Whist World
The game, without the jargon

How a strong Whist hand starts to make sense.

The training view is meant to surface table instinct in a readable way. It shows where tricks are likely to come from, which suit looks alive, and how ambitious a bid really is, without forcing you through technical model language.

What you might see
xT
4.5
About four to five tricks expected from this plan.
4.5 xT
3.8 xT
2.9 xT
2.1 xT
Expected Tricks

xT means Expected Tricks.

Read xT as a calm estimate, not a promise. If a line shows 4.5 xT, it means that from a position like this, your side is expected to end up with around four to five tricks on average if that plan is followed.

Higher is usually better when you are trying to make a contract. Lower can be good in Misery, where the goal is to avoid taking tricks yourself.

A simple way to read it
  • 5.0 xT means the plan looks strong.
  • 3.0 xT means the plan is playable, but not dominant.
  • 1.0 xT means tricks are hard to force from that line.
Auction basics

The auction is you telling the clearest story about your hand.
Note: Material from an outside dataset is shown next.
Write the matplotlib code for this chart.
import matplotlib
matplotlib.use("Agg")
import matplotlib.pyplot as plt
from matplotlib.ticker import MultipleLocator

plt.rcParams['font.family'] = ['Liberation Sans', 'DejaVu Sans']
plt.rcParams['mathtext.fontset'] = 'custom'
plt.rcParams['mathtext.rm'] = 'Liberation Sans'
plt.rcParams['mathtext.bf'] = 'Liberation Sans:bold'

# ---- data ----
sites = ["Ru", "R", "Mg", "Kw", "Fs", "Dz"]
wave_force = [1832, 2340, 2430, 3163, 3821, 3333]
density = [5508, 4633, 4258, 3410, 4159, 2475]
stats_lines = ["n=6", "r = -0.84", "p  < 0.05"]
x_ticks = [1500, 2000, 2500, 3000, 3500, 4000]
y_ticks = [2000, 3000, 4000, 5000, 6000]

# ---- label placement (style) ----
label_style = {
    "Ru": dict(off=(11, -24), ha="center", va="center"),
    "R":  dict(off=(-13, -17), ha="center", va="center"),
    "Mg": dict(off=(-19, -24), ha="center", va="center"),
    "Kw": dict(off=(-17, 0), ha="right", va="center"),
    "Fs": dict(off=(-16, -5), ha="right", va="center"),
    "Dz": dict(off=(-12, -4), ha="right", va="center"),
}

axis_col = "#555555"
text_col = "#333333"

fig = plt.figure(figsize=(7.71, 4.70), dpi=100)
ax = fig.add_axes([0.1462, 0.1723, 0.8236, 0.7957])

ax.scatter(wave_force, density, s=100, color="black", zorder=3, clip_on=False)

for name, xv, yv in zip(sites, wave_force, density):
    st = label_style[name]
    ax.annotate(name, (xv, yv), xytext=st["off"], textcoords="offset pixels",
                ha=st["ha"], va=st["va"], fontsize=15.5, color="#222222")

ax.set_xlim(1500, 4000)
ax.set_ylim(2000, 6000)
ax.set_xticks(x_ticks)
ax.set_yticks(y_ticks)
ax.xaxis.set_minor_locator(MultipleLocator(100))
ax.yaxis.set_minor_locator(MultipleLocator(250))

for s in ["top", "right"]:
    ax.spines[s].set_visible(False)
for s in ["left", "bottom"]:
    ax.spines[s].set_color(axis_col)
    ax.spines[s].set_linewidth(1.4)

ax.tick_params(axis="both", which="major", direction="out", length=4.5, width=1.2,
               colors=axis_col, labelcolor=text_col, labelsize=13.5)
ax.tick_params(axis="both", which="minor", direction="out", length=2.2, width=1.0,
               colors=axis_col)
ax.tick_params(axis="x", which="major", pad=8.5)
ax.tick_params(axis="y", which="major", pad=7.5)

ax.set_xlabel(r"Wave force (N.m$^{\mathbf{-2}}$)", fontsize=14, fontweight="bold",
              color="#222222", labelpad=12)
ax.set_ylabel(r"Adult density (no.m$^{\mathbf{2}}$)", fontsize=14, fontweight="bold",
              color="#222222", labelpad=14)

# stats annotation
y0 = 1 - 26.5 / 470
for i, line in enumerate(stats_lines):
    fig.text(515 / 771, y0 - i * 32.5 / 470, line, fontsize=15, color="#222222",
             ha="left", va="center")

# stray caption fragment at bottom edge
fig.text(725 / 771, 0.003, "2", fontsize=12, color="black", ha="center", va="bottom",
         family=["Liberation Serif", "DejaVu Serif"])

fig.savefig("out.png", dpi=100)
You are not just naming a suit. You are saying how many tricks you think your side can take, whether you want a partner, and whether your hand is aiming to win tricks or avoid them.
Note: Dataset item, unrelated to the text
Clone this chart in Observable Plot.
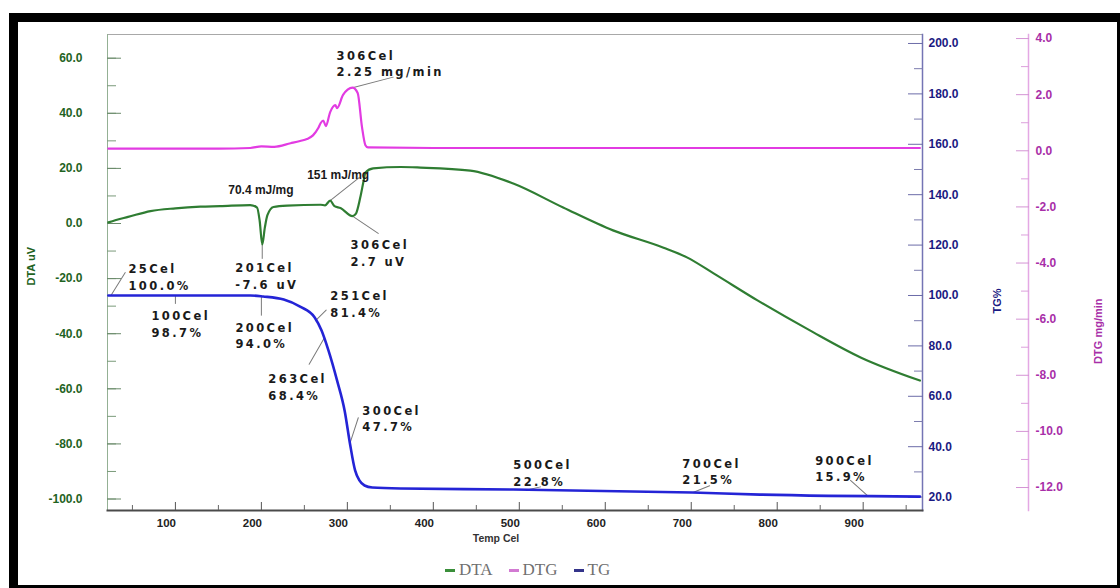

Proposal and accept Ask in a suit when you think that suit can carry a duo contract with help.
Solo ladder Bid solo when your hand looks strong enough to carry the target on its own.
Misery Declare Misery when your best path is to avoid taking tricks yourself.
Trump and play

Trump changes power, but timing matters even more.

In suit contracts, the trump suit beats other suits. That does not mean you should spend trump early without a reason. A good hand often wins because it saves control until the table reveals where people are short, strong, or trapped.

Three table habits
  • Follow suit if you can.
  • Count who is likely void in a suit.
  • High cards get better when enemy trump are gone.
Scoring

Every hand settles zero-sum across all four seats.

If the contract side gains, the defenders lose the same amount overall. If the contract fails, the swing goes the other way. That keeps the game honest: every aggressive bid has a real cost if it misses.

Make the contract The contract side scores for reaching the target or completing the special contract.
Miss the contract The defenders are rewarded because they stopped the promised story from coming true.
What the premium panel is showing
Optimal bids

The auction actions that look strongest for this exact hand and seat.

Best-looking suits

A quick suit ranking by expected tricks, shown as shorthand like ♣ 4.5 xT.

Best cards

The legal cards the table currently likes most, given the contract and live trick.

Likely outcomes

A small forecast of how many tricks still look reachable from here.